#### Entries with chart source code
-- start --

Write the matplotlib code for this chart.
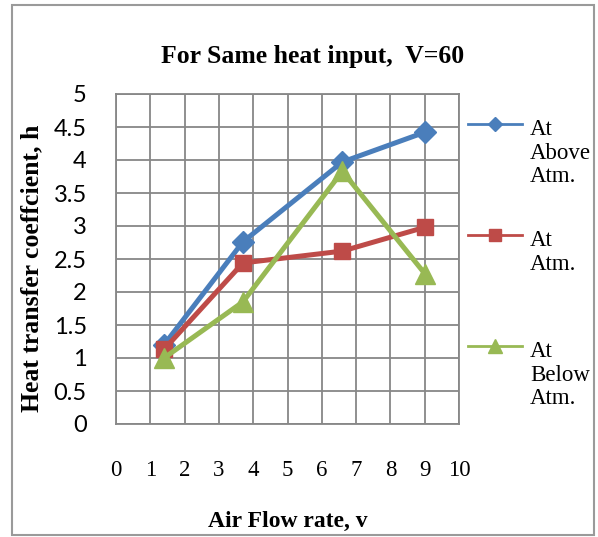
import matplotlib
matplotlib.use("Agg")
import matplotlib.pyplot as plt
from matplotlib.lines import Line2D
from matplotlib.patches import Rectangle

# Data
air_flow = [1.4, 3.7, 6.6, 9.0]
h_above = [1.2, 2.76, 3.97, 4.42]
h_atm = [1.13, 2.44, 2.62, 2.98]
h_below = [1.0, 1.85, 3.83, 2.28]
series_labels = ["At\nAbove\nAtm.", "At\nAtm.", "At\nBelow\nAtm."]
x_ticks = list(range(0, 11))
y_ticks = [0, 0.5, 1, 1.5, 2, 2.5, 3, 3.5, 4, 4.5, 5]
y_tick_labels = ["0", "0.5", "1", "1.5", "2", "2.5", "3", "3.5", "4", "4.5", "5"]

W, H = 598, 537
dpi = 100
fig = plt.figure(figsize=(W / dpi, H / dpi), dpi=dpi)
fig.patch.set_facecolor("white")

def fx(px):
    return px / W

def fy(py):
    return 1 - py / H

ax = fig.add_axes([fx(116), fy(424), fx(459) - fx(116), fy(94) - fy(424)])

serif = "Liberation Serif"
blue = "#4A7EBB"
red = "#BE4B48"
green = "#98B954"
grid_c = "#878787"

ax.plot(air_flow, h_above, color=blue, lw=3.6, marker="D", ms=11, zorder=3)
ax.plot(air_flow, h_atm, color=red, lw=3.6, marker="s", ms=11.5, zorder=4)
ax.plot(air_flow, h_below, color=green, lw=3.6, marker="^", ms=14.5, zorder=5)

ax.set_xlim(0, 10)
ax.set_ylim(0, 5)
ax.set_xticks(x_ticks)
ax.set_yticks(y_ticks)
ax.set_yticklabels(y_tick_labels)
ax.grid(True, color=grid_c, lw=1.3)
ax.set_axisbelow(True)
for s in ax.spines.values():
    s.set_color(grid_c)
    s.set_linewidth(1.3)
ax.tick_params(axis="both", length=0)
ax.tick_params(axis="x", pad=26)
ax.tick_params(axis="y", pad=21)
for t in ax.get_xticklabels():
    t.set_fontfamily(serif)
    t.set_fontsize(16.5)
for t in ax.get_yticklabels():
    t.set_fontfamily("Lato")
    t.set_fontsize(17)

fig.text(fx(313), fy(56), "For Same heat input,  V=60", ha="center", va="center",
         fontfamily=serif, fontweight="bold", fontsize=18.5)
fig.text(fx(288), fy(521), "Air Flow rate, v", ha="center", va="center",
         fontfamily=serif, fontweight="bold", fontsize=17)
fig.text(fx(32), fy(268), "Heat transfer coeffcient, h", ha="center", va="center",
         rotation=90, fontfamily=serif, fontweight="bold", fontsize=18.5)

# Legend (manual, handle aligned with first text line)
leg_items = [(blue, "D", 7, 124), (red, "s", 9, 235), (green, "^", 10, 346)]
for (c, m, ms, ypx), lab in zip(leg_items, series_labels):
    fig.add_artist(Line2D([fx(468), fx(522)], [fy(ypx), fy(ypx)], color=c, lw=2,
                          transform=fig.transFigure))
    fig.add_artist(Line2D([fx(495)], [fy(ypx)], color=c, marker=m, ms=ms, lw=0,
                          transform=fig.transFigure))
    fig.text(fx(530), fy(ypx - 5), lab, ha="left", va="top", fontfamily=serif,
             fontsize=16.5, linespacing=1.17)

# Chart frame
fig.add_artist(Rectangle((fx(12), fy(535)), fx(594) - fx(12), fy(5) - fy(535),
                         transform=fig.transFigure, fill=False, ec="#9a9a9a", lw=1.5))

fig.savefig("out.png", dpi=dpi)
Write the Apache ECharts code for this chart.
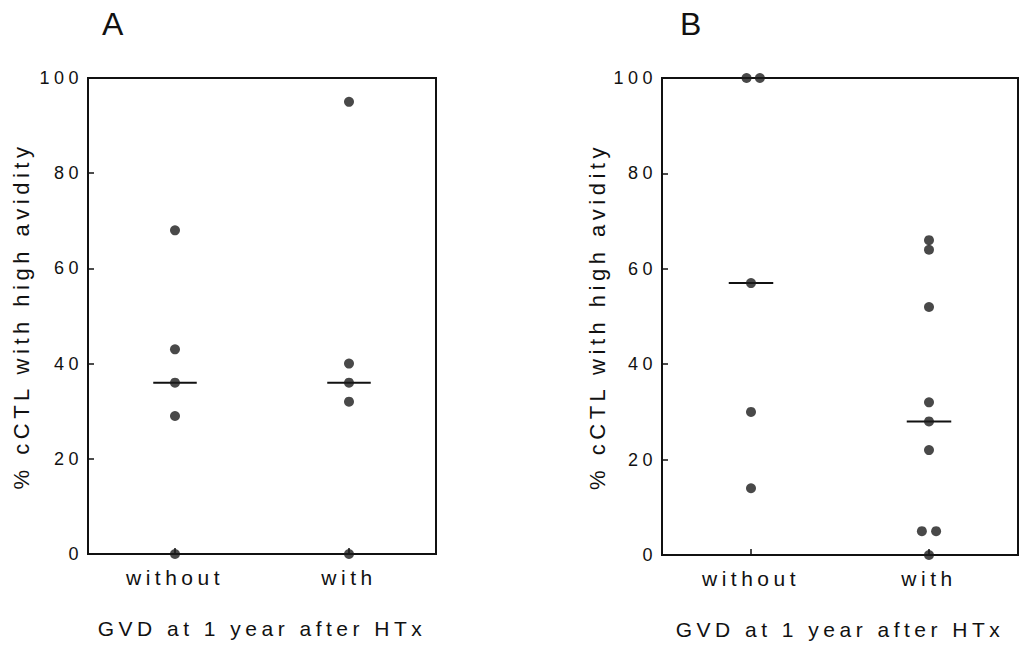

-- end --

Return only the lines running from the start of the entries above to the line that contains "t.set_fontsize(17)", inclusive, and omit every picture.

Write the matplotlib code for this chart.
import matplotlib
matplotlib.use("Agg")
import matplotlib.pyplot as plt
from matplotlib.lines import Line2D
from matplotlib.patches import Rectangle

# Data
air_flow = [1.4, 3.7, 6.6, 9.0]
h_above = [1.2, 2.76, 3.97, 4.42]
h_atm = [1.13, 2.44, 2.62, 2.98]
h_below = [1.0, 1.85, 3.83, 2.28]
series_labels = ["At\nAbove\nAtm.", "At\nAtm.", "At\nBelow\nAtm."]
x_ticks = list(range(0, 11))
y_ticks = [0, 0.5, 1, 1.5, 2, 2.5, 3, 3.5, 4, 4.5, 5]
y_tick_labels = ["0", "0.5", "1", "1.5", "2", "2.5", "3", "3.5", "4", "4.5", "5"]

W, H = 598, 537
dpi = 100
fig = plt.figure(figsize=(W / dpi, H / dpi), dpi=dpi)
fig.patch.set_facecolor("white")

def fx(px):
    return px / W

def fy(py):
    return 1 - py / H

ax = fig.add_axes([fx(116), fy(424), fx(459) - fx(116), fy(94) - fy(424)])

serif = "Liberation Serif"
blue = "#4A7EBB"
red = "#BE4B48"
green = "#98B954"
grid_c = "#878787"

ax.plot(air_flow, h_above, color=blue, lw=3.6, marker="D", ms=11, zorder=3)
ax.plot(air_flow, h_atm, color=red, lw=3.6, marker="s", ms=11.5, zorder=4)
ax.plot(air_flow, h_below, color=green, lw=3.6, marker="^", ms=14.5, zorder=5)

ax.set_xlim(0, 10)
ax.set_ylim(0, 5)
ax.set_xticks(x_ticks)
ax.set_yticks(y_ticks)
ax.set_yticklabels(y_tick_labels)
ax.grid(True, color=grid_c, lw=1.3)
ax.set_axisbelow(True)
for s in ax.spines.values():
    s.set_color(grid_c)
    s.set_linewidth(1.3)
ax.tick_params(axis="both", length=0)
ax.tick_params(axis="x", pad=26)
ax.tick_params(axis="y", pad=21)
for t in ax.get_xticklabels():
    t.set_fontfamily(serif)
    t.set_fontsize(16.5)
for t in ax.get_yticklabels():
    t.set_fontfamily("Lato")
    t.set_fontsize(17)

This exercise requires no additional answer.